The bound in Equation 2.2 follows immediately from Proposition 2.1 and Proposition 2.2. To find the MSE-optimal choice of the bandwidth, we minimize the right side of Equation 2.2 in \(h\). Setting \[ \frac{d}{dh}(h^2L^2\kappa_1^2 + \frac{1}{nh} \kappa^2 f_\max) = 2hL^2\kappa_1^2 - \frac{1}{nh^2}\kappa^2 f_\max=0 \] and solving for \(h\) gives \[ h = n^{-1/3}\Big(\frac{\kappa^2f_\max }{2L^2\kappa_1^2}\Big)^{1/3}. \] Plugging this back into Equation 2.2 gives the bound \[ \operatorname{MSE}\hat f^{h_{\operatorname{opt}}}_n(x) \leq n^{-2/3}\Big[ \Big( \frac{ \kappa^2f_\max }{2L^2\kappa_1^2}\Big)^{2/3}L^2\kappa^2_1 + \Big( \frac{2L^2\kappa_1^2}{\kappa^2f_\max }\Big)^{1/3}\kappa^2 f_\max \Big], \] completing the proof.

Equation 2.2 exhibits the bias-variance trade-off entailed in the choice of the bandwidth \(h\). Small \(h\) leads to small bias but large variance; large \(h\) leads to small variance but large bias. One way of defining an optimal bandwidth is as the bandwidth corresponding to the smallest bound on the MSE, which we may call the MSE-optimal bandwidth, say \(h_{\operatorname{opt}}\).
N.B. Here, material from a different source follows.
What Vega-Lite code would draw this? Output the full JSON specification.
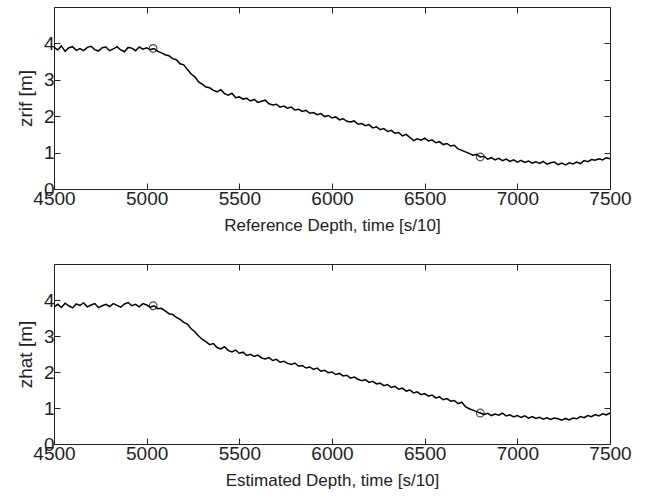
{
  "$schema": "https://vega.github.io/schema/vega-lite/v6.json",
  "background": "white",
  "padding": {"left": 15, "top": 6, "right": 5, "bottom": 5},
  "bounds": "flush",
  "spacing": 75,
  "config": {
    "view": {"stroke": "#222", "strokeWidth": 1},
    "axis": {
      "domain": false, "grid": false,
      "tickColor": "#222", "tickSize": -6, "tickWidth": 1,
      "labelColor": "#222", "labelFont": "Liberation Sans", "labelFontSize": 19,
      "titleColor": "#222", "titleFont": "Liberation Sans", "titleFontWeight": "normal"
    }
  },
  "datasets": {
    "zrif": [
      {"t":4500,"z":3.90},{"t":4520,"z":3.82},{"t":4540,"z":3.93},{"t":4560,"z":3.78},{"t":4580,"z":3.88},{"t":4600,"z":3.91},{"t":4620,"z":3.81},{"t":4640,"z":3.86},{"t":4660,"z":3.80},{"t":4680,"z":3.89},
      {"t":4700,"z":3.92},{"t":4720,"z":3.83},{"t":4740,"z":3.79},{"t":4760,"z":3.88},{"t":4780,"z":3.90},{"t":4800,"z":3.80},{"t":4820,"z":3.85},{"t":4840,"z":3.91},{"t":4860,"z":3.82},{"t":4880,"z":3.77},
      {"t":4900,"z":3.89},{"t":4920,"z":3.87},{"t":4940,"z":3.80},{"t":4960,"z":3.90},{"t":4980,"z":3.84},{"t":5000,"z":3.88},{"t":5020,"z":3.83},{"t":5040,"z":3.86},{"t":5060,"z":3.78},{"t":5080,"z":3.74},
      {"t":5100,"z":3.69},{"t":5120,"z":3.66},{"t":5140,"z":3.58},{"t":5160,"z":3.55},{"t":5180,"z":3.44},{"t":5200,"z":3.41},{"t":5220,"z":3.28},{"t":5240,"z":3.16},{"t":5260,"z":3.08},{"t":5280,"z":2.94},
      {"t":5300,"z":2.88},{"t":5320,"z":2.80},{"t":5340,"z":2.78},{"t":5360,"z":2.71},{"t":5380,"z":2.67},{"t":5400,"z":2.73},{"t":5420,"z":2.62},{"t":5440,"z":2.58},{"t":5460,"z":2.63},{"t":5480,"z":2.51},
      {"t":5500,"z":2.53},{"t":5520,"z":2.47},{"t":5540,"z":2.49},{"t":5560,"z":2.42},{"t":5580,"z":2.46},{"t":5600,"z":2.38},{"t":5620,"z":2.41},{"t":5640,"z":2.44},{"t":5660,"z":2.34},{"t":5680,"z":2.31},
      {"t":5700,"z":2.33},{"t":5720,"z":2.25},{"t":5740,"z":2.28},{"t":5760,"z":2.22},{"t":5780,"z":2.25},{"t":5800,"z":2.17},{"t":5820,"z":2.19},{"t":5840,"z":2.13},{"t":5860,"z":2.16},{"t":5880,"z":2.08},
      {"t":5900,"z":2.10},{"t":5920,"z":2.04},{"t":5940,"z":2.07},{"t":5960,"z":1.99},{"t":5980,"z":2.02},{"t":6000,"z":1.95},{"t":6020,"z":1.98},{"t":6040,"z":1.90},{"t":6060,"z":1.93},{"t":6080,"z":1.86},
      {"t":6100,"z":1.84},{"t":6120,"z":1.87},{"t":6140,"z":1.78},{"t":6160,"z":1.80},{"t":6180,"z":1.74},{"t":6200,"z":1.77},{"t":6220,"z":1.68},{"t":6240,"z":1.71},{"t":6260,"z":1.63},{"t":6280,"z":1.66},
      {"t":6300,"z":1.58},{"t":6320,"z":1.61},{"t":6340,"z":1.53},{"t":6360,"z":1.55},{"t":6380,"z":1.46},{"t":6400,"z":1.50},{"t":6420,"z":1.42},{"t":6440,"z":1.33},{"t":6460,"z":1.38},{"t":6480,"z":1.34},
      {"t":6500,"z":1.40},{"t":6520,"z":1.32},{"t":6540,"z":1.35},{"t":6560,"z":1.27},{"t":6580,"z":1.30},{"t":6600,"z":1.22},{"t":6620,"z":1.25},{"t":6640,"z":1.18},{"t":6660,"z":1.20},{"t":6680,"z":1.10},
      {"t":6700,"z":1.06},{"t":6720,"z":1.02},{"t":6740,"z":0.98},{"t":6760,"z":0.93},{"t":6780,"z":0.95},{"t":6800,"z":0.88},{"t":6820,"z":0.90},{"t":6840,"z":0.82},{"t":6860,"z":0.86},{"t":6880,"z":0.80},
      {"t":6900,"z":0.84},{"t":6920,"z":0.78},{"t":6940,"z":0.82},{"t":6960,"z":0.76},{"t":6980,"z":0.80},{"t":7000,"z":0.74},{"t":7020,"z":0.79},{"t":7040,"z":0.73},{"t":7060,"z":0.77},{"t":7080,"z":0.71},
      {"t":7100,"z":0.75},{"t":7120,"z":0.70},{"t":7140,"z":0.76},{"t":7160,"z":0.68},{"t":7180,"z":0.72},{"t":7200,"z":0.74},{"t":7220,"z":0.67},{"t":7240,"z":0.71},{"t":7260,"z":0.66},{"t":7280,"z":0.72},
      {"t":7300,"z":0.69},{"t":7320,"z":0.74},{"t":7340,"z":0.70},{"t":7360,"z":0.78},{"t":7380,"z":0.75},{"t":7400,"z":0.81},{"t":7420,"z":0.79},{"t":7440,"z":0.83},{"t":7460,"z":0.80},{"t":7480,"z":0.86},
      {"t":7500,"z":0.83}
    ],
    "zrif_pts": [{"t":5035,"z":3.86},{"t":6800,"z":0.88}],
    "zhat": [
      {"t":4500,"z":3.80},{"t":4520,"z":3.88},{"t":4540,"z":3.79},{"t":4560,"z":3.91},{"t":4580,"z":3.84},{"t":4600,"z":3.78},{"t":4620,"z":3.89},{"t":4640,"z":3.85},{"t":4660,"z":3.92},{"t":4680,"z":3.81},
      {"t":4700,"z":3.86},{"t":4720,"z":3.90},{"t":4740,"z":3.79},{"t":4760,"z":3.84},{"t":4780,"z":3.88},{"t":4800,"z":3.82},{"t":4820,"z":3.90},{"t":4840,"z":3.85},{"t":4860,"z":3.80},{"t":4880,"z":3.89},
      {"t":4900,"z":3.93},{"t":4920,"z":3.84},{"t":4940,"z":3.88},{"t":4960,"z":3.81},{"t":4980,"z":3.90},{"t":5000,"z":3.86},{"t":5020,"z":3.80},{"t":5040,"z":3.84},{"t":5060,"z":3.76},{"t":5080,"z":3.77},
      {"t":5100,"z":3.70},{"t":5120,"z":3.62},{"t":5140,"z":3.60},{"t":5160,"z":3.52},{"t":5180,"z":3.46},{"t":5200,"z":3.38},{"t":5220,"z":3.33},{"t":5240,"z":3.20},{"t":5260,"z":3.12},{"t":5280,"z":3.00},
      {"t":5300,"z":2.91},{"t":5320,"z":2.84},{"t":5340,"z":2.76},{"t":5360,"z":2.79},{"t":5380,"z":2.68},{"t":5400,"z":2.64},{"t":5420,"z":2.70},{"t":5440,"z":2.60},{"t":5460,"z":2.56},{"t":5480,"z":2.61},
      {"t":5500,"z":2.52},{"t":5520,"z":2.55},{"t":5540,"z":2.46},{"t":5560,"z":2.49},{"t":5580,"z":2.43},{"t":5600,"z":2.47},{"t":5620,"z":2.39},{"t":5640,"z":2.36},{"t":5660,"z":2.40},{"t":5680,"z":2.32},
      {"t":5700,"z":2.35},{"t":5720,"z":2.27},{"t":5740,"z":2.30},{"t":5760,"z":2.24},{"t":5780,"z":2.21},{"t":5800,"z":2.25},{"t":5820,"z":2.16},{"t":5840,"z":2.18},{"t":5860,"z":2.11},{"t":5880,"z":2.14},
      {"t":5900,"z":2.07},{"t":5920,"z":2.11},{"t":5940,"z":2.02},{"t":5960,"z":2.05},{"t":5980,"z":1.98},{"t":6000,"z":2.00},{"t":6020,"z":1.93},{"t":6040,"z":1.96},{"t":6060,"z":1.89},{"t":6080,"z":1.91},
      {"t":6100,"z":1.83},{"t":6120,"z":1.86},{"t":6140,"z":1.80},{"t":6160,"z":1.76},{"t":6180,"z":1.79},{"t":6200,"z":1.71},{"t":6220,"z":1.74},{"t":6240,"z":1.67},{"t":6260,"z":1.69},{"t":6280,"z":1.62},
      {"t":6300,"z":1.65},{"t":6320,"z":1.57},{"t":6340,"z":1.60},{"t":6360,"z":1.52},{"t":6380,"z":1.55},{"t":6400,"z":1.47},{"t":6420,"z":1.50},{"t":6440,"z":1.42},{"t":6460,"z":1.45},{"t":6480,"z":1.37},
      {"t":6500,"z":1.40},{"t":6520,"z":1.33},{"t":6540,"z":1.36},{"t":6560,"z":1.28},{"t":6580,"z":1.31},{"t":6600,"z":1.23},{"t":6620,"z":1.26},{"t":6640,"z":1.19},{"t":6660,"z":1.21},{"t":6680,"z":1.12},
      {"t":6700,"z":1.16},{"t":6720,"z":1.04},{"t":6740,"z":0.98},{"t":6760,"z":0.94},{"t":6780,"z":0.90},{"t":6800,"z":0.86},{"t":6820,"z":0.82},{"t":6840,"z":0.85},{"t":6860,"z":0.79},{"t":6880,"z":0.83},
      {"t":6900,"z":0.80},{"t":6920,"z":0.86},{"t":6940,"z":0.78},{"t":6960,"z":0.81},{"t":6980,"z":0.75},{"t":7000,"z":0.79},{"t":7020,"z":0.74},{"t":7040,"z":0.78},{"t":7060,"z":0.72},{"t":7080,"z":0.76},
      {"t":7100,"z":0.71},{"t":7120,"z":0.74},{"t":7140,"z":0.69},{"t":7160,"z":0.73},{"t":7180,"z":0.68},{"t":7200,"z":0.72},{"t":7220,"z":0.70},{"t":7240,"z":0.66},{"t":7260,"z":0.71},{"t":7280,"z":0.67},
      {"t":7300,"z":0.72},{"t":7320,"z":0.70},{"t":7340,"z":0.76},{"t":7360,"z":0.73},{"t":7380,"z":0.79},{"t":7400,"z":0.76},{"t":7420,"z":0.82},{"t":7440,"z":0.78},{"t":7460,"z":0.84},{"t":7480,"z":0.81},
      {"t":7500,"z":0.86}
    ],
    "zhat_pts": [{"t":5035,"z":3.84},{"t":6800,"z":0.86}]
  },
  "vconcat": [
    {
      "width": 556, "height": 182,
      "resolve": {"axis": {"x": "independent", "y": "independent"}},
      "layer": [
        {
          "data": {"name": "zrif"},
          "mark": {"type": "line", "color": "black", "strokeWidth": 1.5},
          "encoding": {
            "x": {"field": "t", "type": "quantitative", "scale": {"domain": [4500, 7500], "nice": false},
                  "axis": {"values": [4500, 5000, 5500, 6000, 6500, 7000, 7500], "format": "d", "labelPadding": 6, "labelFlush": false, "title": "Reference Depth, time [s/10]", "titleFontSize": 17, "titlePadding": 9}},
            "y": {"field": "z", "type": "quantitative", "scale": {"domain": [0, 5], "nice": false},
                  "axis": {"values": [0, 1, 2, 3, 4], "format": "d", "labelPadding": 6, "labelFlush": false, "title": "zrif [m]", "titleFontSize": 19, "titlePadding": 8}}
          }
        },
        {
          "data": {"name": "zrif_pts"},
          "mark": {"type": "point", "shape": "circle", "filled": false, "stroke": "black", "strokeWidth": 1.1, "size": 60},
          "encoding": {
            "x": {"field": "t", "type": "quantitative", "axis": {"orient": "top", "labels": false, "title": null, "values": [4500, 5000, 5500, 6000, 6500, 7000, 7500]}},
            "y": {"field": "z", "type": "quantitative", "axis": {"orient": "right", "labels": false, "title": null, "values": [0, 1, 2, 3, 4]}}
          }
        }
      ]
    },
    {
      "width": 556, "height": 180,
      "resolve": {"axis": {"x": "independent", "y": "independent"}},
      "layer": [
        {
          "data": {"name": "zhat"},
          "mark": {"type": "line", "color": "black", "strokeWidth": 1.5},
          "encoding": {
            "x": {"field": "t", "type": "quantitative", "scale": {"domain": [4500, 7500], "nice": false},
                  "axis": {"values": [4500, 5000, 5500, 6000, 6500, 7000, 7500], "format": "d", "labelPadding": 6, "labelFlush": false, "title": "Estimated Depth, time [s/10]", "titleFontSize": 17, "titlePadding": 9}},
            "y": {"field": "z", "type": "quantitative", "scale": {"domain": [0, 5], "nice": false},
                  "axis": {"values": [0, 1, 2, 3, 4], "format": "d", "labelPadding": 6, "labelFlush": false, "title": "zhat [m]", "titleFontSize": 19, "titlePadding": 8}}
          }
        },
        {
          "data": {"name": "zhat_pts"},
          "mark": {"type": "point", "shape": "circle", "filled": false, "stroke": "black", "strokeWidth": 1.1, "size": 60},
          "encoding": {
            "x": {"field": "t", "type": "quantitative", "axis": {"orient": "top", "labels": false, "title": null, "values": [4500, 5000, 5500, 6000, 6500, 7000, 7500]}},
            "y": {"field": "z", "type": "quantitative", "axis": {"orient": "right", "labels": false, "title": null, "values": [0, 1, 2, 3, 4]}}
          }
        }
      ]
    }
  ]
}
Proposition 2.3 shows that a Lipschitz density can be estimated at any point with MSE going to zero at the rate \(O(n^{-2/3})\) if the bandwidth is chosen as \(h_{\operatorname{opt}}\sim n^{-1/3}\) as \(n \to \infty\).
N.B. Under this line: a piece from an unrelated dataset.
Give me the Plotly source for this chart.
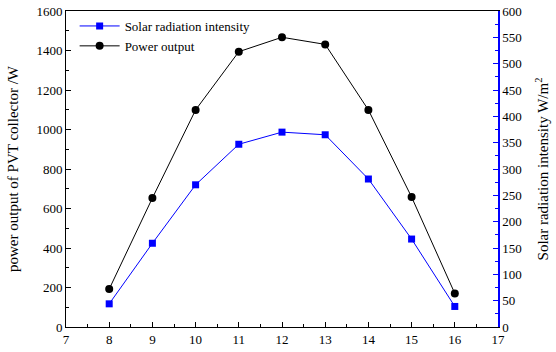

The simulation output in Figure 2.1 illustrates the bias-variance trade-off. The figure also shows us that the optimal bandwidth can depend on \(x\), so the MSE bound in Equation 2.2, which holds for all \(x\), does not tell the whole story. From the figure it appears that where \(f\) is smoother (less steep, less curvy), larger bandwidths may be optimal, whereas where \(f\) is less smooth (steeper, curvier), smaller bandwidths may be optimal.

Code
# define the true density function
f <- function(x) dgamma(x,3,scale = 3) * 1/2 + dnorm(x) * 1/2

# choose values of x at which to estimate the density
x0 <- c(2,15)

# define a function to compute the KDE at a point x
kde <- function(x,Y,h,K = dnorm) mean(K((Y-x)/h)) / h

# run simulation
n <- 200
S <- 100
hh <- seq(0.2,5, length=151)
kde_hh <- array(0,dim = c(S,length(hh),length(x0)))
for(s in 1:S){
  
  # draw a sample from a distribution with density f
  d <- sample(c(0,1),n,replace=TRUE)
  Y <- d * rgamma(n,3,scale = 3) + (1 - d) * rnorm(n)
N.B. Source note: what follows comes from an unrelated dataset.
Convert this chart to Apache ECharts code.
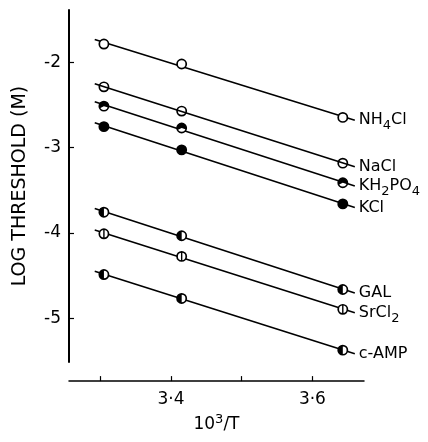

  # obtain KDEs of f(x0) across sequence of bandwidths 
  for(j in 1:length(hh))
    for(k in 1:length(x0)){
    
      kde_hh[s,j,k] <- kde(x = x0[k], Y = Y, h = hh[j], K = dnorm)
      
  }
  
}

par(mfrow=c(length(x0),2), mar = c(4,4.1,1.2,1.1))

for(k in 1:length(x0)){

  min <- qnorm(.005)
  max <- qgamma(.995,3,scale = 3)
  x <- seq(min,max,length = 300)
  plot(f(x) ~ x, 
       type = "l",
       xlab = "x",
       ylab = "density")
  abline(v = x0[k], lty = 3, col = "gray")
  
  v <- apply(kde_hh[,,k],2,var)
  b2 <- (apply(kde_hh[,,k],2,mean) - f(x0[k]))^2
  mse <- b2 + v
  
  # locate hopt (find the dip)
  hopt <- hh[min(which(diff(mse) > 0))]
  
  plot(v~hh,
       type = "l", 
       ylim = range(v,b2,mse),
       xlab = "bandwidth",
       ylab = "squared bias, variance, MSE",
       col = "green", lty = 4)
  
  lines(b2~hh, col = "red", lty = 2)
  lines(mse~hh, col = "blue")
  abline(v = hopt, lty = 3, col = "gray")
  
  xpos <- grconvertX(.6, from = "nfc", to = "user")
  ypos <- grconvertY(.9, from = "nfc", to = "user")
  
  legend(x = xpos,
         y = ypos,
         legend = c("variance","bias","mse"),
         col = c("green","red","blue"),
         lty = c(4,2,1),
         bty = "n")
  
}
Plot with four panels, two showing a true density and the other two with curves showing bias, variance and mean squared error.
Figure 2.1: Squared bias, variance, and MSE of kernel density estimator at two choices of \(x \in \mathbb{R}\). Right panels show true density with vertical line at point \(x\) at which \(f(x)\) is to be estimated. Right panels show the squared bias (red dashed), variance (green dot-dashed), and mean squared error (blue solid) of \(\hat f_n(x)\) over a sequence of bandwidth values \(h\). Vertical dotted lines indicate the optimal bandwidth.